| Problem |
Your task is to retype the lines between the line with "Write a web" and the line with "var SX = 0.85", inclusive. Copy no pictures and no other lines.

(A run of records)

——————

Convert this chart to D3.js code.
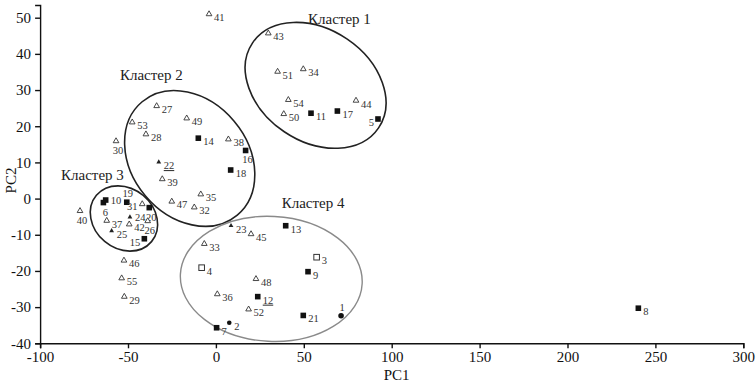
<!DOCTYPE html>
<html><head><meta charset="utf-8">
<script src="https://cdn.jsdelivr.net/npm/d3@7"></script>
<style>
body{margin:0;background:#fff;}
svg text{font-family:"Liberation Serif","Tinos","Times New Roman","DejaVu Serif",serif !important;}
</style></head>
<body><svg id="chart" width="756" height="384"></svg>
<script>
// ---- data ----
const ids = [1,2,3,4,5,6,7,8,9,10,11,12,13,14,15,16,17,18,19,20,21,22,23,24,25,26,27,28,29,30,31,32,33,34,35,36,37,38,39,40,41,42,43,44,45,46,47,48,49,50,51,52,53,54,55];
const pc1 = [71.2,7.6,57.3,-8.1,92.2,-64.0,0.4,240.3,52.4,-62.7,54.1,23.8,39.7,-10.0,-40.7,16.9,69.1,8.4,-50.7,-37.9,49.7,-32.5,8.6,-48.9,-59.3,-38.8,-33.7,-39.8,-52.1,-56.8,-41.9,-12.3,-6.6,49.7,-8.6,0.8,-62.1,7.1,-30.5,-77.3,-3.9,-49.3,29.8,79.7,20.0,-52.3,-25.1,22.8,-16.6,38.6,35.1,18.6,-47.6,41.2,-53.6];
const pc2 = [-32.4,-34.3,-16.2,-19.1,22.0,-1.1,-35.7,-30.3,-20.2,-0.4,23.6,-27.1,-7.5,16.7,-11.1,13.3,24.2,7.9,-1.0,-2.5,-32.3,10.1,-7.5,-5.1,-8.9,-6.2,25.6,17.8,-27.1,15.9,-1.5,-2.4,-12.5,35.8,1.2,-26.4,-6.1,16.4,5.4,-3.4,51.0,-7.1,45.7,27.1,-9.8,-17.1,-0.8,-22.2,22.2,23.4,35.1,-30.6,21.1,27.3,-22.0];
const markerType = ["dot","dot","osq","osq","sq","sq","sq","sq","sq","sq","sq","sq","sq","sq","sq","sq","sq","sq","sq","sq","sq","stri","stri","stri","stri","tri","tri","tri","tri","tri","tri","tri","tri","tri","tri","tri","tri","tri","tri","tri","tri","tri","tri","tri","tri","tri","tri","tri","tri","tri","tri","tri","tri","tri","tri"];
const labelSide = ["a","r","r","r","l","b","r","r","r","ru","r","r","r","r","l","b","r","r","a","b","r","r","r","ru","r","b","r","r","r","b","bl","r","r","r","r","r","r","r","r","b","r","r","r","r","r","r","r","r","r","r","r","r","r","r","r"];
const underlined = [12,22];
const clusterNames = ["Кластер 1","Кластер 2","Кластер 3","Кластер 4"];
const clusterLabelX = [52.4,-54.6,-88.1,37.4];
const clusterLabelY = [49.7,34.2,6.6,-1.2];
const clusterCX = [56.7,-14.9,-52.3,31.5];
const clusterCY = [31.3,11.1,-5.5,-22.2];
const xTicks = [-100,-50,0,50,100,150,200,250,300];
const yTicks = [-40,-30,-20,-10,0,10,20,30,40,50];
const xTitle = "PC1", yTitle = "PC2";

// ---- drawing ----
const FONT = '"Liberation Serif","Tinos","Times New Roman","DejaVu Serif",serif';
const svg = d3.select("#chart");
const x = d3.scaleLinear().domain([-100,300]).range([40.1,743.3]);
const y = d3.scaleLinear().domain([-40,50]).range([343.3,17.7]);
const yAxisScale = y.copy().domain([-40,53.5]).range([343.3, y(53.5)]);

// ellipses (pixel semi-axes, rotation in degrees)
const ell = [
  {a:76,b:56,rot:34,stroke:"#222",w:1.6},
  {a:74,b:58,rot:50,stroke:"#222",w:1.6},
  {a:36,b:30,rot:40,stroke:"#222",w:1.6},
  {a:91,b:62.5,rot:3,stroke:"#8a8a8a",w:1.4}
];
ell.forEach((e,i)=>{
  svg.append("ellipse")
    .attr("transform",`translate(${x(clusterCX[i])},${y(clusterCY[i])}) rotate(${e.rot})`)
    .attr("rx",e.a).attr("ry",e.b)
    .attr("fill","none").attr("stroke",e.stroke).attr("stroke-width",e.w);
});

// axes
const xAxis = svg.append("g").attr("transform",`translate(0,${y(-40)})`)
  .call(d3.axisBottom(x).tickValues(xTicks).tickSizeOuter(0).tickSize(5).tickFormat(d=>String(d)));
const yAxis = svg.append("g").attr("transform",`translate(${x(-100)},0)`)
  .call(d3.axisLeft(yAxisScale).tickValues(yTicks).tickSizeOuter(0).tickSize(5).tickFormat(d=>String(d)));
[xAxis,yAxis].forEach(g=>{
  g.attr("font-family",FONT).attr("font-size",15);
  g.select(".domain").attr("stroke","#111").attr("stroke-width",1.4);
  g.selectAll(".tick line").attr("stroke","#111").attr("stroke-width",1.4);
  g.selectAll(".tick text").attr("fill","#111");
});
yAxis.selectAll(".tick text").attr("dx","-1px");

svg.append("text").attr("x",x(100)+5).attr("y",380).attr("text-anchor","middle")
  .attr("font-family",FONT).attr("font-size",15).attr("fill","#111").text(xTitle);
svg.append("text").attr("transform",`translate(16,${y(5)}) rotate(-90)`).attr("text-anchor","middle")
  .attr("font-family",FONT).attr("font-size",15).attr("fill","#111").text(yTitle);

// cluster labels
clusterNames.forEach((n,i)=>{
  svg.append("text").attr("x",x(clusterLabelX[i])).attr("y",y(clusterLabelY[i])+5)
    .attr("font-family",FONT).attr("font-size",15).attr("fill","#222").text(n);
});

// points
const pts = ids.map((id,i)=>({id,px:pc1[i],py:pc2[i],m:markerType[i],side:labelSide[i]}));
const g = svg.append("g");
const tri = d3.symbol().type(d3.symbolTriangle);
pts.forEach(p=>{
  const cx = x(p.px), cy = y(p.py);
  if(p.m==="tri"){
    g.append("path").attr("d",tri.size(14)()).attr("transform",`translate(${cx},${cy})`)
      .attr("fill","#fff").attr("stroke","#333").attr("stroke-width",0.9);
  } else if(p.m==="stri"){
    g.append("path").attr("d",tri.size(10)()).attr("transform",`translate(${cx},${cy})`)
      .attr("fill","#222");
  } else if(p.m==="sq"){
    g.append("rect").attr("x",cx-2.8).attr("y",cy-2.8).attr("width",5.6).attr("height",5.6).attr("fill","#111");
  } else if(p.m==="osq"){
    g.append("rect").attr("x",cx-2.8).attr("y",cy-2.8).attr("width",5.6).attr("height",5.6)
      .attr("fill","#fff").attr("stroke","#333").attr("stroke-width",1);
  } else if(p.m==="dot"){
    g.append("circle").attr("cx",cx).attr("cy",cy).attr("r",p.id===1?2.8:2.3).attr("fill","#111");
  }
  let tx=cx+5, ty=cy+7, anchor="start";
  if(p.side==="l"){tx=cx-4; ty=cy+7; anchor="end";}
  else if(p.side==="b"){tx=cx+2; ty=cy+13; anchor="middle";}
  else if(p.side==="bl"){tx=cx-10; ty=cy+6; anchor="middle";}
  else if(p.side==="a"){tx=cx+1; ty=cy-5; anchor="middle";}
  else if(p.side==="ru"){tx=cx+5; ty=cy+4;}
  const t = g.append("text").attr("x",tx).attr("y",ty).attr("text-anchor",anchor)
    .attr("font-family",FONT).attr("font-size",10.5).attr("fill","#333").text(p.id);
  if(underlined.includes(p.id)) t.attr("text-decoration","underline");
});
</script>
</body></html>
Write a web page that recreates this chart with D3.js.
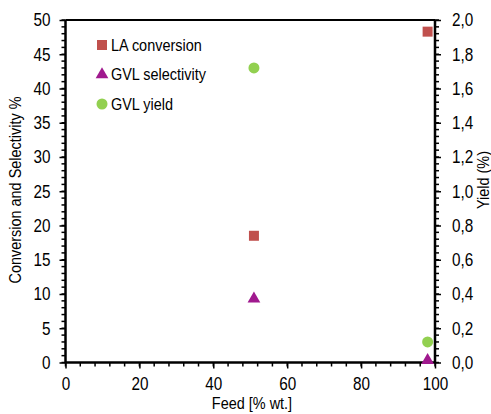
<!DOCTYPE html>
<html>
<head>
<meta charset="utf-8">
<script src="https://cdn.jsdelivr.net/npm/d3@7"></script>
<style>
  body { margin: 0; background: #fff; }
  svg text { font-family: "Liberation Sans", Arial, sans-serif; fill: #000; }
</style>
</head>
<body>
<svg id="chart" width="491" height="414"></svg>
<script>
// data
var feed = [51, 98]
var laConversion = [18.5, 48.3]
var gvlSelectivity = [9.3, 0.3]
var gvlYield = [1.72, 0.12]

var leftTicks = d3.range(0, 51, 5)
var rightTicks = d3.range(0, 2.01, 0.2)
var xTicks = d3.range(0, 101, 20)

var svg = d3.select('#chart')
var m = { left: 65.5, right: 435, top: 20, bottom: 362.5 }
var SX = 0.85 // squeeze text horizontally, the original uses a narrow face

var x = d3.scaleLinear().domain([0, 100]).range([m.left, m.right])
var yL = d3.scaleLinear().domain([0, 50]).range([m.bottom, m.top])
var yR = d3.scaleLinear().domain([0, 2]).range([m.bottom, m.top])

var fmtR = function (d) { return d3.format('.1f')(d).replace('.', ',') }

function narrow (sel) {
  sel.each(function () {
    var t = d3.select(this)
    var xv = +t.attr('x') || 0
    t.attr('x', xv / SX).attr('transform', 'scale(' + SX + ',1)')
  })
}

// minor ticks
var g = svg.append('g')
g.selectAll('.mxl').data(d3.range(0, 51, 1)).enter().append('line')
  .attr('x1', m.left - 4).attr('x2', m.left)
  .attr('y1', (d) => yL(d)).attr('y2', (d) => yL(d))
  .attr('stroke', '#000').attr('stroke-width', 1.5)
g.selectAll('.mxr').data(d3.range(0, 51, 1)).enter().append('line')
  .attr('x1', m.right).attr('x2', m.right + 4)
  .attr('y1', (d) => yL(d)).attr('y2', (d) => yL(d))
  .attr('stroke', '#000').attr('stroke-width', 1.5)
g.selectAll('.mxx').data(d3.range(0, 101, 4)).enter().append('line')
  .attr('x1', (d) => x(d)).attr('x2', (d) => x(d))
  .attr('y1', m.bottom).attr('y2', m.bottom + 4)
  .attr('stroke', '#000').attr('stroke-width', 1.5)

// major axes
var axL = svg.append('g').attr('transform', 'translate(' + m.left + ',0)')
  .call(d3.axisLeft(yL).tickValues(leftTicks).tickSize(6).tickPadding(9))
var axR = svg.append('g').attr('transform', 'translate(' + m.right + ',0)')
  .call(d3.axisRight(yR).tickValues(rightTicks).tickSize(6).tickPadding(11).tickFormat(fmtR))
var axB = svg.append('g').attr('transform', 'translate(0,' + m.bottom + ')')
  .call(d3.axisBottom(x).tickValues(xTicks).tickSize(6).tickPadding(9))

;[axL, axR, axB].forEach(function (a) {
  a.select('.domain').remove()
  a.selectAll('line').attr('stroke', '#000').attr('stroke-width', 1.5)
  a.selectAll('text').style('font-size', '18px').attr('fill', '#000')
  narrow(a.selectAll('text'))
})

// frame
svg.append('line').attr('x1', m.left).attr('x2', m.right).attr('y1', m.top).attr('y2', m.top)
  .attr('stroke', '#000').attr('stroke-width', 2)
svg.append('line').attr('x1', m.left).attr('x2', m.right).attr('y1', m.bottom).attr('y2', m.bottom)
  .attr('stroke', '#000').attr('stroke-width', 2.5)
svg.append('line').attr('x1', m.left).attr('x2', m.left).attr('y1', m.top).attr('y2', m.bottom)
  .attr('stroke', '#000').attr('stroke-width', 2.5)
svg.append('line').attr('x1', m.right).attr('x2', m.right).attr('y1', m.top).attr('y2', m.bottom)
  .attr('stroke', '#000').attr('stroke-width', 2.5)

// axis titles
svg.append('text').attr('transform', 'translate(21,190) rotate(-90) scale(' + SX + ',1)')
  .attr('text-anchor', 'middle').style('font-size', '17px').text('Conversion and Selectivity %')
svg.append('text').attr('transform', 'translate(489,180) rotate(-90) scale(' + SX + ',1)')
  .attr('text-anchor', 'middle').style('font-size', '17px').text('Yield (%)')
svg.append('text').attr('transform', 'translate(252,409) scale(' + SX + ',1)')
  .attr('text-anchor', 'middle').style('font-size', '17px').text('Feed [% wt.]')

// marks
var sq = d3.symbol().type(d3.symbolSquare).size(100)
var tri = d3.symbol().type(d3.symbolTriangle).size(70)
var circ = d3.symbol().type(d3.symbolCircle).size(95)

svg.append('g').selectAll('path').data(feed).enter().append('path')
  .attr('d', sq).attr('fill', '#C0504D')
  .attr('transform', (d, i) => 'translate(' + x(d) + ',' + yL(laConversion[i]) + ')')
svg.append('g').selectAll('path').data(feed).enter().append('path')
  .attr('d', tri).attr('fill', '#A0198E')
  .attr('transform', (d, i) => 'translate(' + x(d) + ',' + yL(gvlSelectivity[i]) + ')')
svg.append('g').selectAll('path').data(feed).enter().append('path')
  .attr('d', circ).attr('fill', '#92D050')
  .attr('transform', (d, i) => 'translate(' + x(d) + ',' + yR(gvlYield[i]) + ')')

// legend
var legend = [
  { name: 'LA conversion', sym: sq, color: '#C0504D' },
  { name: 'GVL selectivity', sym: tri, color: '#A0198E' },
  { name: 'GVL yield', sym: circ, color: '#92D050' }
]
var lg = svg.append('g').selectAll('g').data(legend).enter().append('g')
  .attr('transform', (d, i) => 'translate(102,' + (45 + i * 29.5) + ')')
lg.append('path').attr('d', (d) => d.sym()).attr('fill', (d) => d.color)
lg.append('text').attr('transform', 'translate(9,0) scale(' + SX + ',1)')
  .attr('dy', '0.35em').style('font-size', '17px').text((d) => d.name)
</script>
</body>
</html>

——————

| Solution below |
Write a web page that recreates this chart with D3.js.
<!DOCTYPE html>
<html>
<head>
<meta charset="utf-8">
<script src="https://cdn.jsdelivr.net/npm/d3@7"></script>
<style>
  body { margin: 0; background: #fff; }
  svg text { font-family: "Liberation Sans", Arial, sans-serif; fill: #000; }
</style>
</head>
<body>
<svg id="chart" width="491" height="414"></svg>
<script>
// data
var feed = [51, 98]
var laConversion = [18.5, 48.3]
var gvlSelectivity = [9.3, 0.3]
var gvlYield = [1.72, 0.12]

var leftTicks = d3.range(0, 51, 5)
var rightTicks = d3.range(0, 2.01, 0.2)
var xTicks = d3.range(0, 101, 20)

var svg = d3.select('#chart')
var m = { left: 65.5, right: 435, top: 20, bottom: 362.5 }
var SX = 0.85 // squeeze text horizontally, the original uses a narrow face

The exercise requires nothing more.